= Trimorphic Protennoia =

Sethian Gnostic text from the New Testament apocrypha

Trimorphic Protennoia or Three Forms of First Thought is a Sethian Gnostic text from the New Testament apocrypha. The only surviving copy comes from the Nag Hammadi library (Codex XIII). The text describes three descents using the voice of Barbelo in first person. The voice is the source of life, knowledge, and the first thought. The voice is said to have three names, three masculinities, and three powers, and it is described as androgynous. It explains that Sophia descended to help counter the plan of the demon Yaldabaoth and the archons. The speaker invites the reader to enter the high perfect light and receive glory, enthronement, and baptism.

==Summary==
===The First Descent===
Speaking in first person, the text starts by describing the speaker as the first thought, a movement in all things, and the source of life and knowledge. The speaker is called by three names, and is invisible yet able to reveal itself. The voice that comes from the speaker's thought is said to exist as three permanences: the father, the mother, and the son. The voice is a rich and glorious speech with three masculinities, powers, and names. The speaker descended into the underworld and shone down on the darkness and through the voice, knowledge comes. The Son, who is the Word, revealed the everlasting and preached to those in darkness and in the abyss, teaching ineffable mysteries to those who became children of the light. The voice is described as having three shapes in the manner of a triad, secretly in silence of the ineffable one.

The text continues by describing the creation and establishment of the eternal realms by the perfect son, the anointed, and his glory. The great light Eleleth (a luminary) says that he is king, and a great demon named Yaldabaoth, who took power from Sophia, appears. Sophia then reveals her voice secretly and comes down to the world of mortals to counter the plan of the demon. The demon creates a human being in Sophia's likeness, but it is a decree of his annulment. Sophia comes down to chaos and empowers her own, and reveals herself to the children of light, who are her portion. She breaks the bonds of the underworld demons and informs the children of light how to return to where they first were. Sophia is the first to descend for her portion, which is the spirit in the soul.

===The Second Descent===
The speaker is a voice that appeared through thought and is one joined to another. The speaker is called the unchanging speech, the mother of the voice, and the thought of the invisible one. The speaker has come twice, once in the likeness of masculinity and the second time in the likeness of a female. The speaker reveals the coming end of this realm and the beginning of the eternal realm without change. The powers are disturbed by the voice of the speaker, but do not recognize it. The speaker is androgynous, both mother and father, and gives shape to all through bearing light. The speaker invites the listener into the high perfect light and offers to glorify, enthrone, and baptize them. The speaker also reveals that they have hidden in everyone and revealed themselves in them, and that they created breath and cast the eternally holy spirit into their people.

===The Third Descent===
The speaker is the word in the ineffable voice and light that came from the great speech of the mother. The speaker reveals its mysteries to the reader, who is considered a brother or sister. The speaker then came three times: once as the voice's speech, then as the word, and finally as light. The speaker delivered the reader to various entities, and the reader was given the five seals from the light of the mother. The speaker wore Jesus and took him from the cross to his father's house. The text ends with the speaker proclaiming the ineffable five seals (a Sethian baptismal rite) to live in the reader and for the reader to live in it.

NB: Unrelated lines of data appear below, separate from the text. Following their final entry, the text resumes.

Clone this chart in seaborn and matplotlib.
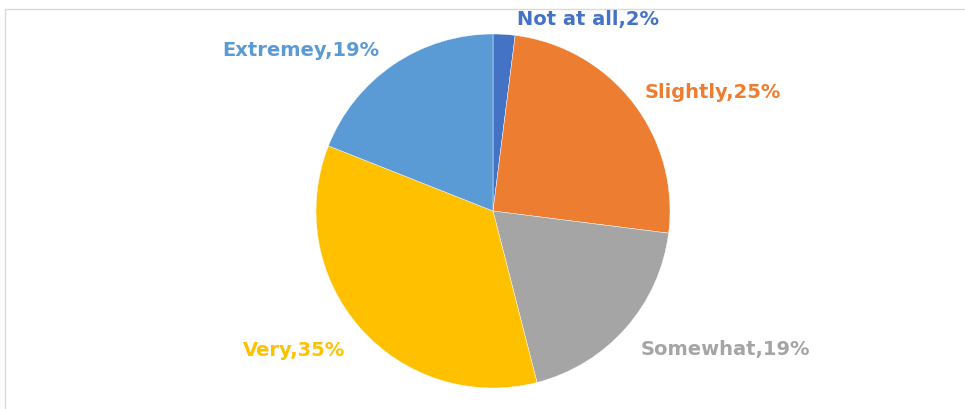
import matplotlib
matplotlib.use("Agg")
import matplotlib.pyplot as plt
import seaborn as sns
from matplotlib.patches import Rectangle

categories = ["Not at all", "Slightly", "Somewhat", "Very", "Extremey"]
values = [2, 25, 19, 35, 19]
colors = ["#4472C4", "#ED7D31", "#A5A5A5", "#FFC000", "#5B9BD5"]
label_colors = ["#4472C4", "#ED7D31", "#A5A5A5", "#FFC000", "#5B9BD5"]

sns.set_theme(style="white")
plt.rcParams["font.family"] = ["DejaVu Sans"]

W, H = 965, 409
fig = plt.figure(figsize=(W / 100, H / 100), dpi=100)
fig.patch.set_facecolor("white")

# light frame
fig.add_artist(Rectangle((5 / W, -0.1), 1.2, (H - 9) / H + 0.1, transform=fig.transFigure,
                         fill=False, edgecolor="#D9D9D9", linewidth=1))

cx, cy, r = 493, H - 211, 177
ax = fig.add_axes([(cx - r) / W, (cy - r) / H, 2 * r / W, 2 * r / H])
ax.pie(values, colors=sns.color_palette(colors), startangle=90, counterclock=False,
       radius=1, wedgeprops=dict(linewidth=0.3, edgecolor="white"))
ax.set_xlim(-1, 1)
ax.set_ylim(-1, 1)
ax.set_aspect("equal")
ax.axis("off")

label_pos = [(588, 20), (713, 93), (725, 350), (294, 350), (301, 50)]
for cat, v, c, (px, py) in zip(categories, values, label_colors, label_pos):
    fig.text(px / W, 1 - py / H, f"{cat},{v}%", color=c, fontsize=14,
             fontweight="bold", ha="center", va="center")

fig.savefig("out.png", dpi=100, facecolor="white")
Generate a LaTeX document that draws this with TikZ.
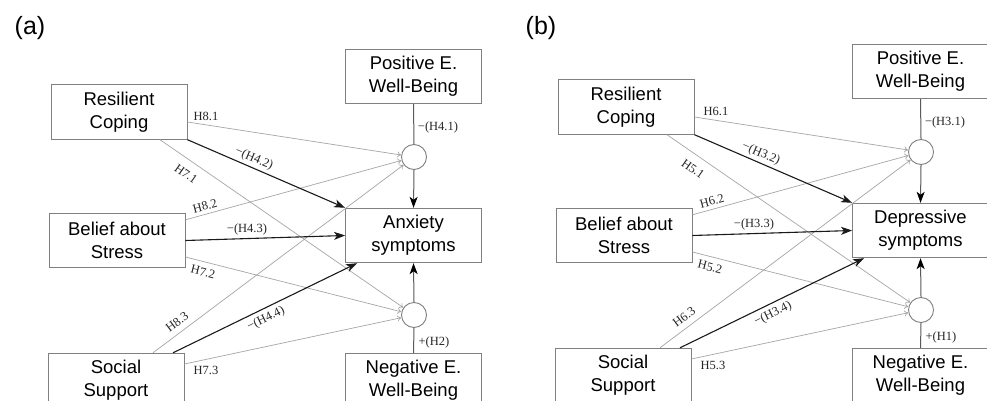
\documentclass[tikz,border=0pt]{standalone}
\usepackage{fontspec}
\setmainfont{Liberation Serif}
\newfontfamily\sansf{Liberation Sans}
\usetikzlibrary{arrows.meta}
\definecolor{boxgray}{HTML}{808080}
\definecolor{thingray}{HTML}{A6A6A6}
\definecolor{darkln}{HTML}{1A1A1A}
\begin{document}
\begin{tikzpicture}[x=1pt,y=-1pt,
  vbox/.style={draw=boxgray,line width=0.9pt,minimum width=136pt,minimum height=54.5pt,
     align=center,inner sep=0pt,font=\sansf\fontsize{18.5}{23}\selectfont},
  mod/.style={circle,draw=boxgray,line width=0.9pt,minimum size=25pt,inner sep=0pt},
  weak/.style={draw=thingray,line width=0.7pt,-{To[length=4pt,width=6pt]}},
  strong/.style={draw=darkln,line width=1.1pt,-{Stealth[length=11pt,width=8pt,inset=3pt]}},
  vline/.style={draw=black!65,line width=1pt},
  vstrong/.style={draw=black!65,line width=1pt,-{Stealth[length=11pt,width=8pt,inset=3pt,color=black]}},
  hlab/.style={font=\fontsize{12.5}{14}\selectfont,inner sep=0pt,text=black!85},
  plab/.style={font=\sansf\fontsize{25}{28}\selectfont,inner sep=0pt}]
\useasboundingbox (0,0) rectangle (987,401);
\fill[white] (0,0) rectangle (987,401);

% ---------------- panel (a)
\node[plab] (a-lab) at (30,28) {(a)};
\begin{scope}
\node[vbox] (a-rc) at (119,112) {Resilient\\Coping};
\node[vbox] (a-bs) at (117,240.5) {Belief about\\Stress};
\node[vbox] (a-ss) at (116,380.5) {Social\\Support};
\node[vbox] (a-pw) at (413.5,76.5) {Positive E.\\Well-Being};
\node[vbox] (a-an) at (413.5,235.5) {Anxiety\\symptoms};
\node[vbox] (a-nw) at (413.5,380.5) {Negative E.\\Well-Being};
\node[mod] (a-c1) at (414,157) {};
\node[mod] (a-c2) at (414,315) {};

\draw[vline] (a-pw.south) -- (a-c1.north);
\draw[vstrong] (a-c1.south) -- (a-an.north);
\draw[vline] (a-nw.north) -- (a-c2.south);
\draw[vstrong] (a-c2.north) -- (a-an.south);

\draw[weak] ([yshift=-10pt]a-rc.east) -- (a-c1);
\draw[weak] ([xshift=41pt]a-rc.south) -- (a-c2);
\draw[weak] ([yshift=-7pt]a-bs.north east) -- (a-c1);
\draw[weak] ([yshift=-16.5pt]a-bs.east) -- (a-c2);
\draw[weak] ([xshift=37pt]a-ss.north) -- (a-c1);
\draw[weak] ([yshift=16.5pt]a-ss.east) -- (a-c2);

\draw[strong] (a-rc.south east) -- (a-an.north west);
\draw[strong] (a-bs.east) -- (a-an.west);
\draw[strong] ([xshift=57pt]a-ss.north) -- ([xshift=12pt]a-an.south west);

\node[hlab] (a-l1) at (206,116) {H8.1};
\node[hlab,rotate=-35] (a-l2) at (186,174) {H7.1};
\node[hlab,rotate=-23] (a-l3) at (254,159) {−(H4.2)};
\node[hlab,rotate=15] (a-l4) at (205,206) {H8.2};
\node[hlab] (a-l5) at (247,229) {−(H4.3)};
\node[hlab,rotate=-14] (a-l6) at (203,272) {H7.2};
\node[hlab,rotate=37] (a-l7) at (177,322) {H8.3};
\node[hlab,rotate=26] (a-l8) at (266,319) {−(H4.4)};
\node[hlab] (a-l9) at (206,370) {H7.3};
\node[hlab] (a-l10) at (438,127) {−(H4.1)};
\node[hlab] (a-l11) at (434,342) {+(H2)};
\end{scope}

% ---------------- panel (b)
\node[plab] (b-lab) at (541,28) {(b)};
\begin{scope}[shift={(507,-5)}]
\node[vbox] (b-rc) at (119,112) {Resilient\\Coping};
\node[vbox] (b-bs) at (117,240.5) {Belief about\\Stress};
\node[vbox] (b-ss) at (116,380.5) {Social\\Support};
\node[vbox] (b-pw) at (413.5,76.5) {Positive E.\\Well-Being};
\node[vbox] (b-an) at (413.5,235.5) {Depressive\\symptoms};
\node[vbox] (b-nw) at (413.5,380.5) {Negative E.\\Well-Being};
\node[mod] (b-c1) at (414,157) {};
\node[mod] (b-c2) at (414,315) {};

\draw[vline] (b-pw.south) -- (b-c1.north);
\draw[vstrong] (b-c1.south) -- (b-an.north);
\draw[vline] (b-nw.north) -- (b-c2.south);
\draw[vstrong] (b-c2.north) -- (b-an.south);

\draw[weak] ([yshift=-10pt]b-rc.east) -- (b-c1);
\draw[weak] ([xshift=41pt]b-rc.south) -- (b-c2);
\draw[weak] ([yshift=-7pt]b-bs.north east) -- (b-c1);
\draw[weak] ([yshift=-16.5pt]b-bs.east) -- (b-c2);
\draw[weak] ([xshift=37pt]b-ss.north) -- (b-c1);
\draw[weak] ([yshift=16.5pt]b-ss.east) -- (b-c2);

\draw[strong] (b-rc.south east) -- (b-an.north west);
\draw[strong] (b-bs.east) -- (b-an.west);
\draw[strong] ([xshift=57pt]b-ss.north) -- ([xshift=12pt]b-an.south west);

\node[hlab] (b-l1) at (209,116) {H6.1};
\node[hlab,rotate=-35] (b-l2) at (186,174) {H5.1};
\node[hlab,rotate=-23] (b-l3) at (254,159) {−(H3.2)};
\node[hlab,rotate=15] (b-l4) at (205,206) {H6.2};
\node[hlab] (b-l5) at (247,229) {−(H3.3)};
\node[hlab,rotate=-14] (b-l6) at (203,272) {H5.2};
\node[hlab,rotate=37] (b-l7) at (177,322) {H6.3};
\node[hlab,rotate=26] (b-l8) at (266,319) {−(H3.4)};
\node[hlab] (b-l9) at (206,370) {H5.3};
\node[hlab] (b-l10) at (438,127) {−(H3.1)};
\node[hlab] (b-l11) at (434,342) {+(H1)};
\end{scope}
\end{tikzpicture}
\end{document}
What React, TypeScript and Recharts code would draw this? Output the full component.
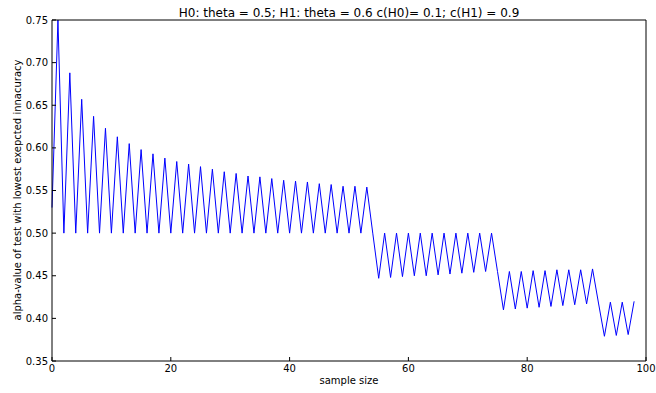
import { LineChart, Line, XAxis, YAxis } from "recharts";

// sample sizes 0..98
const sampleSize = [
  0, 1, 2, 3, 4, 5, 6, 7, 8, 9, 10, 11, 12, 13, 14, 15, 16, 17, 18, 19, 20, 21,
  22, 23, 24, 25, 26, 27, 28, 29, 30, 31, 32, 33, 34, 35, 36, 37, 38, 39, 40,
  41, 42, 43, 44, 45, 46, 47, 48, 49, 50, 51, 52, 53, 54, 55, 56, 57, 58, 59,
  60, 61, 62, 63, 64, 65, 66, 67, 68, 69, 70, 71, 72, 73, 74, 75, 76, 77, 78,
  79, 80, 81, 82, 83, 84, 85, 86, 87, 88, 89, 90, 91, 92, 93, 94, 95, 96, 97,
  98,
];

const alphaValue = [
  0.53, 0.75, 0.5, 0.688, 0.5, 0.657, 0.5, 0.637, 0.5, 0.623, 0.5, 0.613, 0.5,
  0.605, 0.5, 0.598, 0.5, 0.593, 0.5, 0.588, 0.5, 0.584, 0.5, 0.581, 0.5, 0.578,
  0.5, 0.575, 0.5, 0.572, 0.5, 0.57, 0.5, 0.567, 0.5, 0.566, 0.5, 0.564, 0.5,
  0.562, 0.5, 0.561, 0.5, 0.56, 0.5, 0.558, 0.5, 0.557, 0.5, 0.555, 0.5, 0.555,
  0.5, 0.554, 0.5, 0.447, 0.5, 0.448, 0.5, 0.449, 0.5, 0.45, 0.5, 0.45, 0.5,
  0.451, 0.5, 0.452, 0.5, 0.453, 0.5, 0.454, 0.5, 0.455, 0.5, 0.455, 0.41,
  0.455, 0.411, 0.455, 0.412, 0.456, 0.413, 0.456, 0.414, 0.457, 0.415, 0.457,
  0.416, 0.457, 0.417, 0.458, 0.418, 0.379, 0.419, 0.38, 0.419, 0.381, 0.42,
];

const xTicks = [0, 20, 40, 60, 80, 100];
const yTicks = [0.35, 0.4, 0.45, 0.5, 0.55, 0.6, 0.65, 0.7, 0.75];

const title = "H0: theta = 0.5; H1: theta = 0.6 c(H0)= 0.1; c(H1) = 0.9";
const xLabel = "sample size";
const yLabel = "alpha-value of test with lowest exepcted innacuracy";

const data = sampleSize.map((n, i) => ({ n, alpha: alphaValue[i] }));

const font = "'DejaVu Sans', sans-serif";
const tickStyle = { fill: "#000", fontSize: 10, fontFamily: font };
const frame = { stroke: "#000", strokeWidth: 1 };

export default function App() {
  return (
    <div
      style={{
        position: "absolute",
        left: 0,
        top: 0,
        width: 656,
        height: 393,
        background: "#fff",
      }}
    >
      <LineChart
        width={656}
        height={393}
        data={data}
        margin={{ top: 19, right: 9, bottom: 0, left: 0 }}
      >
        <XAxis
          dataKey="n"
          type="number"
          domain={[0, 100]}
          ticks={xTicks}
          height={32}
          tick={tickStyle}
          tickSize={-4}
          tickMargin={8}
          axisLine={frame}
          tickLine={frame}
        />
        {/* top and right spines with inward ticks, matplotlib classic style */}
        <XAxis
          xAxisId="top"
          dataKey="n"
          type="number"
          orientation="top"
          domain={[0, 100]}
          ticks={xTicks}
          height={1}
          tick={false}
          tickSize={-4}
          axisLine={frame}
          tickLine={frame}
        />
        <YAxis
          type="number"
          domain={[0.35, 0.75]}
          ticks={yTicks}
          allowDataOverflow
          width={52}
          tick={tickStyle}
          tickFormatter={(v: number) => v.toFixed(2)}
          tickSize={-4}
          tickMargin={8}
          axisLine={frame}
          tickLine={frame}
        />
        <YAxis
          yAxisId="right"
          orientation="right"
          type="number"
          domain={[0.35, 0.75]}
          ticks={yTicks}
          width={1}
          tick={false}
          tickSize={-4}
          axisLine={frame}
          tickLine={frame}
        />
        <Line
          type="linear"
          dataKey="alpha"
          stroke="#0000ff"
          strokeWidth={1}
          dot={false}
          isAnimationActive={false}
        />
        <Line
          xAxisId="top"
          yAxisId="right"
          type="linear"
          dataKey="alpha"
          stroke="none"
          dot={false}
          legendType="none"
          isAnimationActive={false}
        />
      </LineChart>
      <svg
        width={656}
        height={393}
        style={{ position: "absolute", left: 0, top: 0, pointerEvents: "none" }}
      >
        <text x={349} y={17} textAnchor="middle" fontSize={12} fontFamily={font}>
          {title}
        </text>
        <text x={349} y={384} textAnchor="middle" fontSize={10} fontFamily={font}>
          {xLabel}
        </text>
        <text
          x={0}
          y={0}
          transform="translate(21,190) rotate(-90)"
          textAnchor="middle"
          fontSize={10}
          fontFamily={font}
        >
          {yLabel}
        </text>
      </svg>
    </div>
  );
}
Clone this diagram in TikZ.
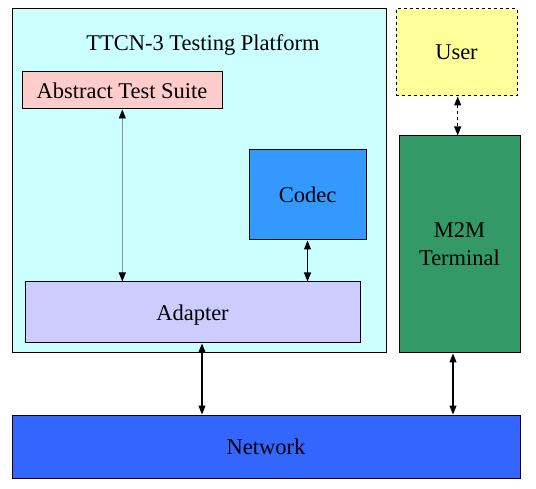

==Similarities with other texts==
The content of the text is Sethian and, thus, shares beliefs with other Sethian Gnostic works, such as the Apocryphon of John, Zostrianos, Holy Book of the Great Invisible Spirit, and Three Steles of Seth.

The first-person pronouncements are similar to those in The Thunder, Perfect Mind.

Buckley (2010) notes similarities with Mandaean baptism (masbuta) as described in Mandaean texts.